Date: Thu Aug 28 2003 - 03:45:18 EST


In message <Pine.LNX.4.44.0308270846580.2063-100000@xxxxxxxxxxxxxxxxxxxxx> you write:
> But I do not understand how futex_wake can still be doing a
> this->page == page test: its __pin_page will ensure that some
> page is faulted in, but that's not necessarily the same page
> as in this->page.

Yeah, my complete screwup. See below, with new routine
page_matches().

> I strongly agree with Andrew that add_to_swap and
> delete_from_swap_cache (probably the one without the __s)
> are the places for switching the anonymous, not page_io.c:
> page->mapping will be set and unset in those, and it's
> page->mapping that you're keying off in hash_futex.
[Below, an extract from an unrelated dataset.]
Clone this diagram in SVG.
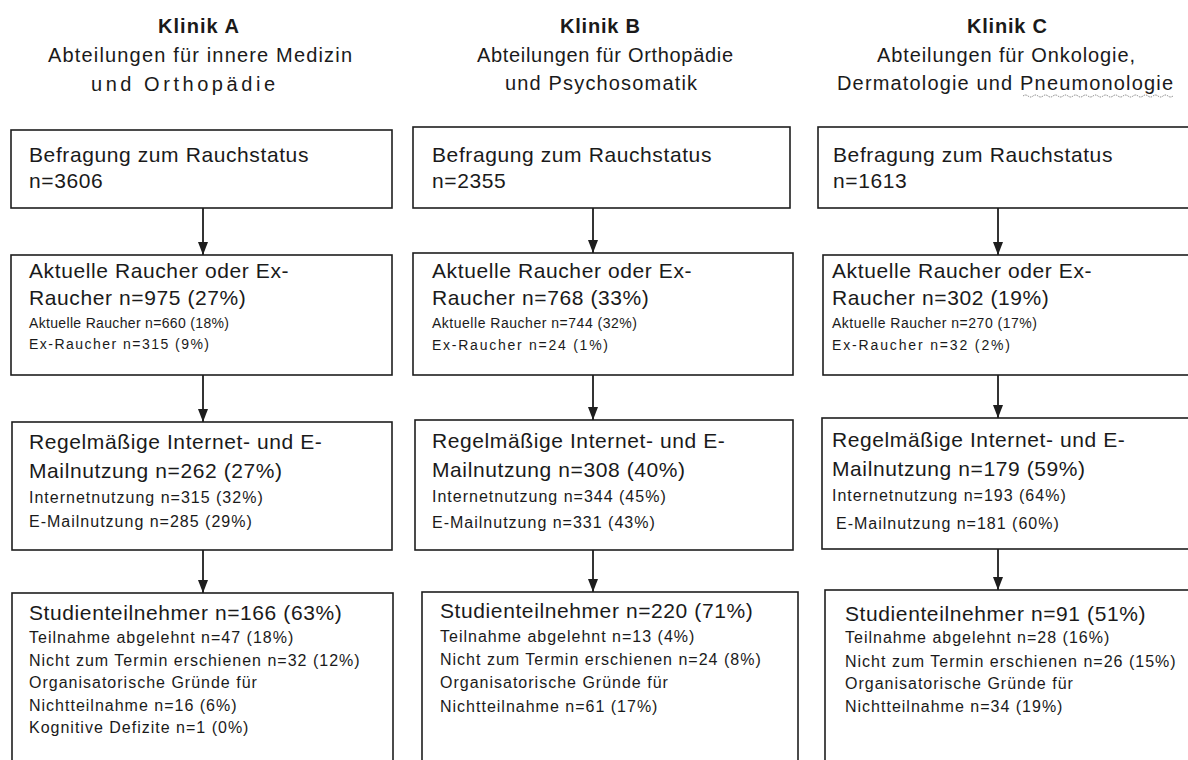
<svg xmlns="http://www.w3.org/2000/svg" width="1188" height="760" viewBox="0 0 1188 760">
<style>
text{font-family:"Liberation Sans",Arial,sans-serif;fill:#1a1a1a}
.h{font-size:20px;font-weight:bold}
.s{font-size:20px}
.m{font-size:21px;letter-spacing:0.6px}
.d{font-size:14px}
.e{font-size:16px;letter-spacing:1px}
.box{fill:#fff;stroke:#1e1e1e;stroke-width:1.6}
.con{stroke:#1e1e1e;stroke-width:1.8;fill:none}
</style>
<defs>
<marker id="ah" markerWidth="13" markerHeight="10" refX="13" refY="5" orient="auto" markerUnits="userSpaceOnUse" viewBox="0 0 13 10">
<path d="M0,0 L13,5 L0,10 Z" fill="#1e1e1e"/>
</marker>
</defs>
<rect width="1188" height="760" fill="#fff"/>

<g id="headers">
<g id="head-a">
<text class="h" x="158" y="33" textLength="81" lengthAdjust="spacing">Klinik A</text>
<text class="s" x="48" y="62" textLength="304" lengthAdjust="spacing">Abteilungen für innere Medizin</text>
<text class="s" x="91" y="91" textLength="184" lengthAdjust="spacing">und Orthopädie</text>
</g>
<g id="head-b">
<text class="h" x="560" y="33" textLength="80" lengthAdjust="spacing">Klinik B</text>
<text class="s" x="477" y="62" textLength="256" lengthAdjust="spacing">Abteilungen für Orthopädie</text>
<text class="s" x="505" y="90" textLength="192" lengthAdjust="spacing">und Psychosomatik</text>
</g>
<g id="head-c">
<text class="h" x="967" y="33" textLength="80" lengthAdjust="spacing">Klinik C</text>
<text class="s" x="877" y="62" textLength="258" lengthAdjust="spacing">Abteilungen für Onkologie,</text>
<text class="s" x="837" y="90" textLength="336" lengthAdjust="spacing">Dermatologie und Pneumonologie</text>
<path d="M1023,96 q2.5,-2 5,0 t5,0 t5,0 t5,0 t5,0 t5,0 t5,0 t5,0 t5,0 t5,0 t5,0 t5,0 t5,0 t5,0 t5,0 t5,0 t5,0 t5,0 t5,0 t5,0 t5,0 t5,0 t5,0 t5,0 t5,0 t5,0 t5,0 t5,0 t5,0 t5,0" fill="none" stroke="#777" stroke-width="0.9" stroke-dasharray="1.5 1"/>
</g>
</g>

<g id="connectors">
<line class="con" x1="203" y1="208" x2="203" y2="255" marker-end="url(#ah)"/>
<line class="con" x1="203" y1="375" x2="203" y2="422" marker-end="url(#ah)"/>
<line class="con" x1="203" y1="550" x2="203" y2="593" marker-end="url(#ah)"/>
<line class="con" x1="593" y1="208" x2="593" y2="253" marker-end="url(#ah)"/>
<line class="con" x1="593" y1="375" x2="593" y2="420" marker-end="url(#ah)"/>
<line class="con" x1="593" y1="550" x2="593" y2="592" marker-end="url(#ah)"/>
<line class="con" x1="998" y1="208" x2="998" y2="255" marker-end="url(#ah)"/>
<line class="con" x1="998" y1="375" x2="998" y2="418" marker-end="url(#ah)"/>
<line class="con" x1="998" y1="549" x2="998" y2="590" marker-end="url(#ah)"/>
</g>

<g id="a1">
<rect class="box" x="11" y="130" width="381" height="78"/>
<text class="m" x="29" y="162">Befragung zum Rauchstatus</text>
<text class="m" x="29" y="188">n=3606</text>
</g>
<g id="a2">
<rect class="box" x="11" y="255" width="381" height="120"/>
<text class="m" x="29" y="278">Aktuelle Raucher oder Ex-</text>
<text class="m" x="29" y="305">Raucher n=975 (27%)</text>
<text class="d" x="29" y="328" textLength="200" lengthAdjust="spacing">Aktuelle Raucher n=660 (18%)</text>
<text class="d" x="29" y="349" textLength="180" lengthAdjust="spacing">Ex-Raucher n=315 (9%)</text>
</g>
<g id="a3">
<rect class="box" x="12" y="422" width="380" height="128"/>
<text class="m" x="29" y="449">Regelmäßige Internet- und E-</text>
<text class="m" x="29" y="478">Mailnutzung n=262 (27%)</text>
<text class="e" x="29" y="503">Internetnutzung n=315 (32%)</text>
<text class="e" x="29" y="527">E-Mailnutzung n=285 (29%)</text>
</g>
<g id="a4">
<rect class="box" x="12" y="593" width="381" height="180"/>
<text class="m" x="29" y="620">Studienteilnehmer n=166 (63%)</text>
<text class="e" x="29" y="643">Teilnahme abgelehnt n=47 (18%)</text>
<text class="e" x="29" y="666">Nicht zum Termin erschienen n=32 (12%)</text>
<text class="e" x="29" y="688">Organisatorische Gründe für</text>
<text class="e" x="29" y="711">Nichtteilnahme n=16 (6%)</text>
<text class="e" x="29" y="733">Kognitive Defizite n=1 (0%)</text>
</g>

<g id="b1">
<rect class="box" x="413" y="127" width="377" height="81"/>
<text class="m" x="432" y="162">Befragung zum Rauchstatus</text>
<text class="m" x="432" y="188">n=2355</text>
</g>
<g id="b2">
<rect class="box" x="413" y="253" width="380" height="122"/>
<text class="m" x="432" y="278">Aktuelle Raucher oder Ex-</text>
<text class="m" x="432" y="305">Raucher n=768 (33%)</text>
<text class="d" x="432" y="328" textLength="205" lengthAdjust="spacing">Aktuelle Raucher n=744 (32%)</text>
<text class="d" x="432" y="350" textLength="176" lengthAdjust="spacing">Ex-Raucher n=24 (1%)</text>
</g>
<g id="b3">
<rect class="box" x="415" y="420" width="378" height="130"/>
<text class="m" x="432" y="448">Regelmäßige Internet- und E-</text>
<text class="m" x="432" y="477">Mailnutzung n=308 (40%)</text>
<text class="e" x="432" y="502">Internetnutzung n=344 (45%)</text>
<text class="e" x="432" y="528">E-Mailnutzung n=331 (43%)</text>
</g>
<g id="b4">
<rect class="box" x="422" y="592" width="376" height="180"/>
<text class="m" x="440" y="618">Studienteilnehmer  n=220 (71%)</text>
<text class="e" x="440" y="642">Teilnahme abgelehnt n=13 (4%)</text>
<text class="e" x="440" y="665">Nicht zum Termin erschienen n=24 (8%)</text>
<text class="e" x="440" y="688">Organisatorische Gründe für</text>
<text class="e" x="440" y="712">Nichtteilnahme n=61 (17%)</text>
</g>

<g id="c1">
<rect class="box" x="818" y="127" width="380" height="81"/>
<text class="m" x="833" y="162">Befragung zum Rauchstatus</text>
<text class="m" x="833" y="188">n=1613</text>
</g>
<g id="c2">
<rect class="box" x="823" y="255" width="380" height="120"/>
<text class="m" x="832" y="278">Aktuelle Raucher oder Ex-</text>
<text class="m" x="832" y="305">Raucher n=302 (19%)</text>
<text class="d" x="832" y="328" textLength="205" lengthAdjust="spacing">Aktuelle Raucher n=270 (17%)</text>
<text class="d" x="832" y="350" textLength="178" lengthAdjust="spacing">Ex-Raucher n=32 (2%)</text>
</g>
<g id="c3">
<rect class="box" x="822" y="418" width="380" height="131"/>
<text class="m" x="832" y="447">Regelmäßige Internet- und E-</text>
<text class="m" x="832" y="476">Mailnutzung n=179 (59%)</text>
<text class="e" x="832" y="501">Internetnutzung n=193 (64%)</text>
<text class="e" x="836" y="529">E-Mailnutzung n=181 (60%)</text>
</g>
<g id="c4">
<rect class="box" x="825" y="590" width="380" height="180"/>
<text class="m" x="845" y="621">Studienteilnehmer  n=91 (51%)</text>
<text class="e" x="845" y="643">Teilnahme abgelehnt n=28 (16%)</text>
<text class="e" x="845" y="667">Nicht zum Termin erschienen n=26 (15%)</text>
<text class="e" x="845" y="689">Organisatorische Gründe für</text>
<text class="e" x="845" y="712">Nichtteilnahme n=34 (19%)</text>
</g>
</svg>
Agreed, it's simplest, at least, to call futex_rehash every time
->mapping changes. But that's alot, so we'll need that futex
page->flags optimization.

I've included 3 patches and my test code. This includes debugging
output, so it's not a final patch.

The test code sets up 3 futexes (one in a file-backed mmap, one in a
malloc, and one in a shared memory segment), then runs through <N> MB
forcing things to swap. When you see the kernel message saying a
futex has been swapped out, press Enter and it will wake the futexes.
A successful run looks like (it can take a few attempts before the
futex gets swapped out, depending on the phase of the moon):

test:~# swapon /swap
Adding 14992k swap on /swap. Priority:-1 extents:82
test:~# ./test-swap2 36
MMAP=8, SHM=16, ANON=24, beginning chill...
.
futex_rehash 13370: offset 24 00000000 -> 902bd100

Exiting...
Waking up 0x30012008
Waking up 0x804c018
Waking up 0x30013010
test:~#

Thanks for feedback,
Rusty
--
Anyone who quotes me in their sig is an idiot. -- Rusty Russell.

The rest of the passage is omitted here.